Essentially the Algerian amnesty flies in the face of most conventional thinking about transitional justice.  Under Bouteflika’s careful maneuvering the amnesty has basically thrown out every single suggestion regarding transitional justice that would be promoted by most academics or professionals in the field in order to get the major rebel groups to lay down their arms.  These are some bad guys: the GIA and GSPC committed horrible massacres, murders, bombings, rapes and essentially terrorized the country for 10 years. (For an interesting paper exploring the strategic “logic” behind the campaign of massacres checkout a paper by Kalyvas here) Not surprisingly the government has also provided almost de facto immunity for government troops and government sponsored local militias who were responsible for their fair share of egregious violence including torture, disappearances and murder.

Absent from the Algerian amnesty is any attempt to establish a truth commission, much less to punish those who were responsible for the worst crimes in some kind of tribunal, and perhaps most ominously there seems to be some concern that the Algerian amnesty could actually be used to target and arrest Algerian activists who  try to publicize the cause of the disappeared or who advocate for an investigation into the atrocities.  You can see a particularly damning press release by the ICTJ, HR Watch and Amnesty International from 2005 here that describes all the reasons they view the amnesty as flawed.

In short the Algerian amnesty doesn’t do much in terms of reconciliation, or justice.  All of these mechanisms have been sidelined in an attempt to maintain the peace.  Even when there has been a concession, for example the promises of compensation for the families of victims who were “disappeared” this process has been hopelessly muddled by the government, which has had to my knowledge, no clear consistent position, on the disappeared  even though President Bouteflika has acknowledged officially that there were individuals who were “disappeared” during the civil war.

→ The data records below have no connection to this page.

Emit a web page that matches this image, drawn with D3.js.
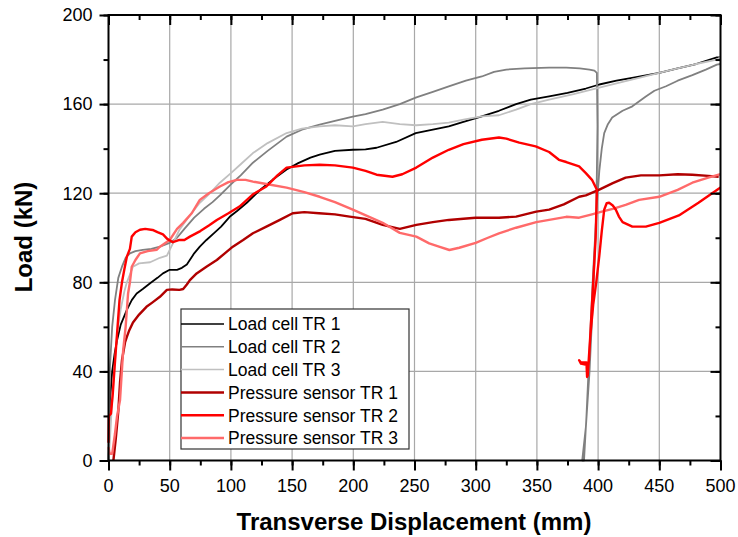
<!DOCTYPE html>
<html><head><meta charset="utf-8">
<script src="https://cdn.jsdelivr.net/npm/d3@7"></script>
<style>body{margin:0;background:#fff;} text{font-family:"Liberation Sans",Arial,sans-serif;}</style>
</head><body><svg id="c" width="738" height="537"></svg>
<script>
const xTicks=[0,50,100,150,200,250,300,350,400,450,500];
const yTicks=[0,40,80,120,160,200];
const seriesNames=["Load cell TR 1","Load cell TR 2","Load cell TR 3","Pressure sensor TR 1","Pressure sensor TR 2","Pressure sensor TR 3"];
const seriesColors=["#000000","#808080","#c0c0c0","#b00000","#ff0000","#ff6a6a"];
const seriesWidths=[1.8,1.8,1.8,2.4,2.4,2.4];

const loadCell1=[[0,0],[0.5,10],[1.2,27],[3,40],[5,48],[7,54],[10,61],[15,67.6],[19,72],[23,75],[28,77],[34,79.6],[40,82],[44.5,84],[50,85.6],[56,85.6],[60,86.5],[64,88],[70,93],[74.6,96],[80,99],[86,102],[92,105],[99,109.4],[105,112],[113,115.7],[118,118.4],[125,122],[134,126],[145.5,130.6],[155,133.5],[165,136],[172.5,137.3],[185,139],[199.6,139.5],[210,139.7],[219,140.4],[235,143],[251,147],[265,148.5],[278,150],[290,152],[305,154.5],[319,157],[333,160],[345,162],[360,163.5],[375,165],[390,167],[401,168.8],[415,170.5],[430,172],[450,174],[465,176],[480,178],[497,181],[500,181]];
const loadCell2=[[0,0],[0.5,15],[1.2,42],[3,60],[5.3,72],[8,82],[11,87],[14,91],[17.5,93],[22,94],[28,94.6],[35,95],[42,96],[50,97.7],[56,100],[62,104],[70,109],[78,113],[85,116],[91,119],[100,124],[108,128],[118,133.7],[130,139],[145.5,145.4],[158,148.5],[172.5,150.8],[185,152.5],[199.6,154.4],[210,155.5],[224,157.5],[238,160],[251.5,163],[265,165.5],[278,168],[292,170.5],[305,172.4],[315,174.5],[325,175.5],[340,176],[360,176.4],[374,176.4],[385,176],[393,175.5],[397,175],[399,174],[399.5,150],[398.5,110],[396,75],[393,40],[390,15],[387,0],[388.5,0],[390.5,20],[393,50],[396,85],[399,115],[401,130],[403,140],[405,147],[408,151],[411.5,154],[420,157],[428,159],[439,163.4],[446,166],[455.5,168],[465,170.5],[477,173],[488,175.5],[497,177.7],[500,178]];
const loadCell3=[[0,0],[1,8],[2.5,22],[4,35],[7,57],[10,68],[13,76],[15,80],[20,87],[25,88.5],[34,89],[42,91],[47.7,92],[50,94.6],[54,99],[58,103.6],[65,109],[74.6,115.7],[82,119.5],[91,124.7],[100,129],[108,133],[118,138],[130,142.5],[145.5,147],[158,149],[172.5,150],[185,150.5],[199.6,150],[210,151],[224,152],[238,151],[251.5,150.5],[265,151],[278,151.7],[290,153],[305,154.5],[319,155],[333,157.5],[345,160],[360,162],[380,164.5],[401,167.4],[420,170],[435,172],[450,174],[465,176],[480,178],[497,180],[500,181]];
const pressure1=[[4,0],[6,10],[8,22],[9.4,35],[11,45],[13.5,53],[15,55.5],[17,58.5],[20,62],[25,65.5],[31,69],[36,71],[42,73.5],[47.7,76.6],[52,76.8],[58,76.6],[61,77],[64,79],[66.5,81],[72,84],[80,87],[88.5,90],[95,93],[101.6,96],[110,99],[118,102],[129,105],[140,108],[150.5,111],[160,111.5],[172,111],[185,110.5],[197,109.5],[210,108.5],[224,105.8],[238,104],[251.5,105.8],[265,107],[278,108],[290,108.5],[300,109],[319,109],[333,109.5],[349.5,111.7],[360,112.6],[372,115],[384.5,118.4],[390,119],[401,121.6],[412,124.5],[422.5,127],[435,128],[450,128],[465,128.5],[477,128.3],[490,127.8],[498.5,127.4]];
const pressure2=[[0,8],[0.3,20],[2,21],[3.5,30],[5,42],[7,57],[9,72],[11,80],[13,86],[15,91.5],[17.5,95],[19,100.5],[22,102.5],[25.7,103.6],[30,104],[36,103.5],[40,102.5],[44.5,101.5],[48,99.5],[52.6,98],[58,99],[62,99],[66.5,100.5],[75,103],[82,105.5],[88.5,108],[98,111],[107,114],[118,119.5],[129,123],[138,128],[145.5,131.5],[160,132.5],[172.5,132.8],[185,132.5],[199.6,131.5],[210,130],[219,128.3],[232,127.4],[240,128.5],[251.5,131.5],[265,136],[278,139.5],[290,142],[305,144],[319,145],[325,144.5],[335.6,142.7],[349,141],[360,138.5],[368,135],[374,134],[384.5,132],[390,129],[395,126],[399,121.6],[398,100],[396,80],[394,60],[392.5,45],[391,37.5],[390.5,44],[386,44],[384.5,45],[386,43.5],[390.5,43],[391.5,38],[393.5,55],[396,70],[398.5,80],[401,92],[403,103],[405,112.6],[407,115.5],[409,115.7],[412,114.5],[414.5,112.6],[417,109.5],[420,107],[428,105],[439,105],[450,106.7],[466,110],[482,115.7],[498.5,122],[500,122.5]];
const pressure3=[[0,6],[1,3],[3,3],[5.3,12],[7,20],[9.4,27],[12,49.6],[14,60],[16,75],[17.5,80],[19,87],[22,90],[25.7,93],[32,94],[39.5,94.6],[42,96],[50,99],[56,104],[61,106.7],[68,111],[74.6,117],[82,120],[91,123],[98,125],[105,126],[112,126],[118,125.2],[130,124],[145.5,122.5],[160,120.5],[172.5,118.4],[185,116],[199.6,112.6],[213,109.4],[224,106.7],[238,102.2],[251.5,100.5],[262,97.5],[270,96],[278.5,94.5],[286.6,95.5],[300,97.7],[310,100],[319,102],[333,104.5],[349.5,107],[360,108],[374,109.4],[384.5,109],[395,110.5],[403,111.7],[412,113],[422.5,114.8],[433.5,117],[450,118.4],[465,121.5],[477,124.7],[490,127],[498.5,128.3],[500,128.5]];
const seriesData=[loadCell1,loadCell2,loadCell3,pressure1,pressure2,pressure3];

const svg=d3.select("#c");
const x=d3.scaleLinear().domain([0,500]).range([108.5,720.5]);
const y=d3.scaleLinear().domain([0,200]).range([460.5,15]);
const L=x.range()[0],R=x.range()[1],T=y.range()[1],B=y.range()[0];

// grid
const g=svg.append("g");
g.selectAll(".gx").data(xTicks.slice(1,-1)).join("line")
 .attr("x1",d=>x(d)).attr("x2",d=>x(d)).attr("y1",T).attr("y2",B)
 .attr("stroke","#a8a8a8").attr("stroke-width",1.2);
g.selectAll(".gy").data(yTicks.slice(1,-1)).join("line")
 .attr("y1",d=>y(d)).attr("y2",d=>y(d)).attr("x1",L).attr("x2",R)
 .attr("stroke","#a8a8a8").attr("stroke-width",1.2);

// series
const line=d3.line().x(d=>x(d[0])).y(d=>y(d[1]));
const order=[0,1,2,3,5,4];
order.forEach(i=>{
  svg.append("path").datum(seriesData[i]).attr("d",line)
   .attr("fill","none").attr("stroke",seriesColors[i]).attr("stroke-width",seriesWidths[i])
   .attr("stroke-linejoin","round");
});

// axes
const minorX=d3.range(0,501,25), minorY=d3.range(0,201,20);
function styleAxis(sel){sel.select(".domain").remove();sel.selectAll("line").attr("stroke","#000").attr("stroke-width",2);sel.selectAll("text").remove();}
svg.append("g").attr("transform",`translate(0,${B})`).call(d3.axisBottom(x).tickValues(minorX).tickSize(5)).call(styleAxis);
svg.append("g").attr("transform",`translate(0,${B})`).call(d3.axisBottom(x).tickValues(xTicks).tickSize(10)).call(styleAxis);
svg.append("g").attr("transform",`translate(0,${T})`).call(d3.axisTop(x).tickValues(minorX).tickSize(-5)).call(styleAxis);
svg.append("g").attr("transform",`translate(0,${T})`).call(d3.axisTop(x).tickValues(xTicks).tickSize(-10)).call(styleAxis);
svg.append("g").attr("transform",`translate(${L},0)`).call(d3.axisLeft(y).tickValues(minorY).tickSize(5)).call(styleAxis);
svg.append("g").attr("transform",`translate(${L},0)`).call(d3.axisLeft(y).tickValues(yTicks).tickSize(9)).call(styleAxis);
svg.append("g").attr("transform",`translate(${R},0)`).call(d3.axisRight(y).tickValues(minorY).tickSize(-5)).call(styleAxis);
svg.append("g").attr("transform",`translate(${R},0)`).call(d3.axisRight(y).tickValues(yTicks).tickSize(-10)).call(styleAxis);
svg.append("rect").attr("x",L).attr("y",T).attr("width",R-L).attr("height",B-T)
 .attr("fill","none").attr("stroke","#000").attr("stroke-width",2);

// tick labels
svg.selectAll(".xl").data(xTicks).join("text").attr("x",d=>x(d)).attr("y",492)
 .attr("text-anchor","middle").attr("font-size",18).text(d=>d);
svg.selectAll(".yl").data(yTicks).join("text").attr("x",92.5).attr("y",d=>y(d)).attr("dy","0.35em")
 .attr("text-anchor","end").attr("font-size",18).text(d=>d);

// titles
svg.append("text").attr("x",414).attr("y",530).attr("text-anchor","middle")
 .attr("font-size",24).attr("font-weight","bold").text("Transverse Displacement (mm)");
svg.append("text").attr("transform","translate(32,237) rotate(-90)").attr("text-anchor","middle")
 .attr("font-size",24).attr("font-weight","bold").text("Load (kN)");

// legend
const lg=svg.append("g");
lg.append("rect").attr("x",181).attr("y",309).attr("width",228).attr("height",140)
 .attr("fill","#fff").attr("stroke","#333").attr("stroke-width",1.2);
seriesNames.forEach((n,i)=>{
  const cy=324+i*22.8;
  lg.append("line").attr("x1",181).attr("x2",224).attr("y1",cy).attr("y2",cy)
   .attr("stroke",seriesColors[i]).attr("stroke-width",i<3?1.5:2.5);
  lg.append("text").attr("x",228).attr("y",cy).attr("dy","0.36em").attr("font-size",17.5).text(n);
});
</script></body></html>
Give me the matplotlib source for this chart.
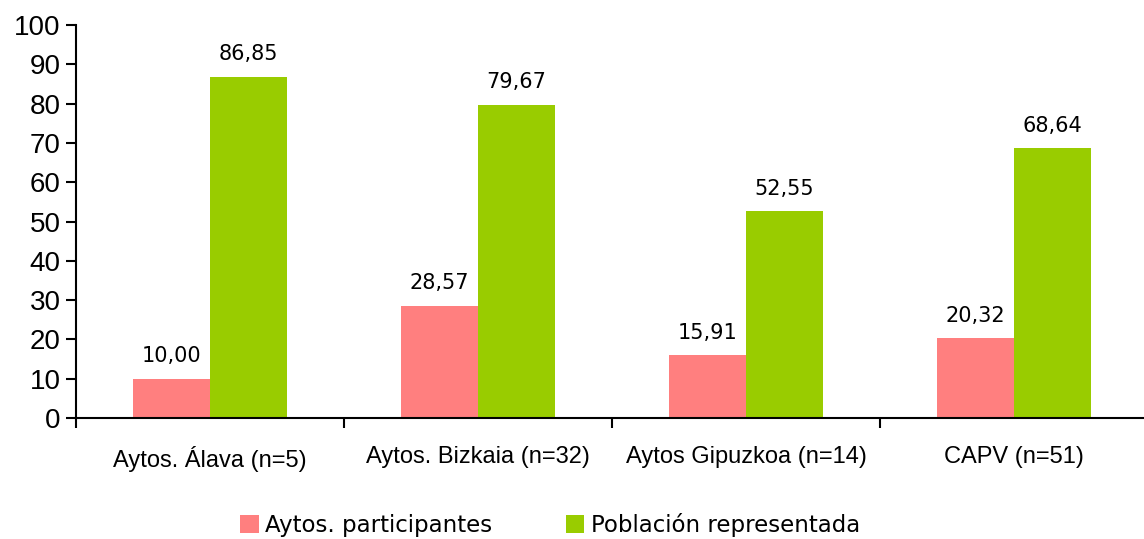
import matplotlib
matplotlib.use("Agg")
import matplotlib.pyplot as plt
import numpy as np
from matplotlib.patches import Patch

categories = ["Aytos. Álava (n=5)", "Aytos. Bizkaia (n=32)", "Aytos Gipuzkoa (n=14)", "CAPV (n=51)"]
participantes = [10.00, 28.57, 15.91, 20.32]
poblacion = [86.85, 79.67, 52.55, 68.64]
series_names = ["Aytos. participantes", "Población representada"]
yticks = [0, 10, 20, 30, 40, 50, 60, 70, 80, 90, 100]

c_pink = "#FF7F7F"
c_green = "#99CC00"

fig = plt.figure(figsize=(11.44, 5.39), dpi=100)
ax = fig.add_axes([76/1144, 1-418/539, (1148-76)/1144, (418-25)/539])

x = np.arange(len(categories))
w = 0.287
b1 = ax.bar(x - w/2, participantes, w, color=c_pink)
b2 = ax.bar(x + w/2, poblacion, w, color=c_green)

def fmt(v):
    return f"{v:.2f}".replace(".", ",")

for bars, vals in ((b1, participantes), (b2, poblacion)):
    for r, v in zip(bars, vals):
        ax.annotate(fmt(v), (r.get_x() + r.get_width()/2, v), xytext=(0, 9),
                    textcoords="offset points", ha="center", va="bottom",
                    fontsize=15, family="DejaVu Sans", color="black")

ax.set_xlim(-0.5, 3.5)
ax.set_ylim(0, 100)
ax.set_yticks(yticks)
ax.set_yticklabels([str(t) for t in yticks], fontsize=20, family="Liberation Sans")
ax.set_xticks(x)
ax.set_xticklabels(categories, fontsize=17, family="Liberation Sans")
ax.set_xticks(np.arange(-0.5, 3.6, 1.0), minor=True)
ax.tick_params(axis="x", which="major", length=0, pad=20)
ax.tick_params(axis="x", which="minor", length=7, width=1.5, direction="out")
ax.tick_params(axis="y", length=7, width=1.5, direction="out", pad=4)

for s in ("top", "right"):
    ax.spines[s].set_visible(False)
for s in ("left", "bottom"):
    ax.spines[s].set_linewidth(1.5)
    ax.spines[s].set_color("black")

handles = [Patch(facecolor=c_pink, label=series_names[0]),
           Patch(facecolor=c_green, label=series_names[1])]
fig.legend(handles=handles, loc="center", bbox_to_anchor=(550/1144, 1-525/539),
           ncol=2, frameon=False, prop={"family": "DejaVu Sans", "size": 16.5},
           handlelength=0.82, handleheight=0.82, handletextpad=0.27, columnspacing=3.2)

fig.savefig("out.png", dpi=100)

What does all of this spell for a 3rd term of Bouteflika? Well it seems highly unlikely that even in his 3rd term President Bouteflika will or can make the changes needed to restore some teeth to the amnesty and begin to restore some sense of reconciliation to a country that is still incredibly divided just three years after major violence stopped. For one thing Bouteflika has wrapped himself in the amnesty and used the relative peace and stability as a kind of PR campaign to keep him in power: he is not likely to turn on it to correct some of its flaws, even with his new “mandate.”  Secondly, in the current scenario the amnesty bestows impunity for the military, government sponsored militias, and major terrorist groups (except those GSPC members who now constitute AQIM) but the government seems incredibly reluctant to address any of the numerous concerns about the amnesty for fear that any adjustment to the amnesty law or investigation into the atrocities committed during the civil war would open up the proverbial can of worms and risk a resumption in violence.  Even if there was a will on behalf of the Bouteflika government to somehow begin to address these crimes (perhaps with some kind of truth commission like the one currently ongoing in Morocco) if most Algerians see the hands of Bouteflika as too corrupt or involved with the military even if he were to initiate such a proceeding, would his very involvement condemn it? Will Algerians have to wait until the end of the Bouteflika/Pouvoir embrace to finally discover and receive official acknowledgment of the fate of their loved ones? The reluctance to even acknowledge the flaws in the amnesty program smacks of the same tone deafness and resistance of the government to listen to and address the concerns of the people that led to the rise of the FIS in the early 90s.   The list of national concerns confronting the Bouteflika government is lengthy and growing: How effectively or to what degree will Bouteflika be able to address resentment over the amnesty, tackle serious economic challenges, reassure citizens that a 3rd term does not represent some new from of autocracy,  clamp down on an active AQIM, and address a restive host of issues with the Berbers in the Kabyle especially as oil revenues drop? Are there other major challenges I am missing?

So fire away Algeria watchers.  I am eager to hear your thoughts.

- C

2 Comments

  • [...] Azziz Bouteflika’s recent adjustment of the Constitution to allow him a third term.  The post  wonders what impact this will have on the Amnesty programs.  In 2000 and 2005, about 12,000 [...]

  • I think the amnesty issue is dead, at least while Boutef is around. There is no reason for him to push for an amended amnesty policy, and the only thing that could possibly happen is another exceptional extension of amnesty to any GPSC/AQIM members who decide to lay down their weapons (in a negotiated deal).

    I am rather more interested in what Boutef 3 means for the long run, especially the post-Boutef era. Let’s face it considering his health chances are he won’t run again after the next elections, but he will leave behind a political system that is constitutionally much more presidential, and offers the possibility of presidency for life. There will also be a generational transition in Le Pouvoir, since the guys currently running the show are the same age as Boutef and share the same Boumediennist experience. Does the new system suggest a continuation of the Boutef experience – a pretty strong presidency that can generate consensus among the military-security elite – or will it die with Boutef, leading to a resumption of the extremely damaging internal battles of Le Pouvoir? Or are we wrong in thinking that Boutef has been able to secure anything but a temporary ceasefire in Le Pouvoir’s inner rivalries, as some have suggested (pointing to GSPC/AQIM as a Tewfik-led manipulation aimed at destabilizing Boutef and his claim to bringing security to Algeria)?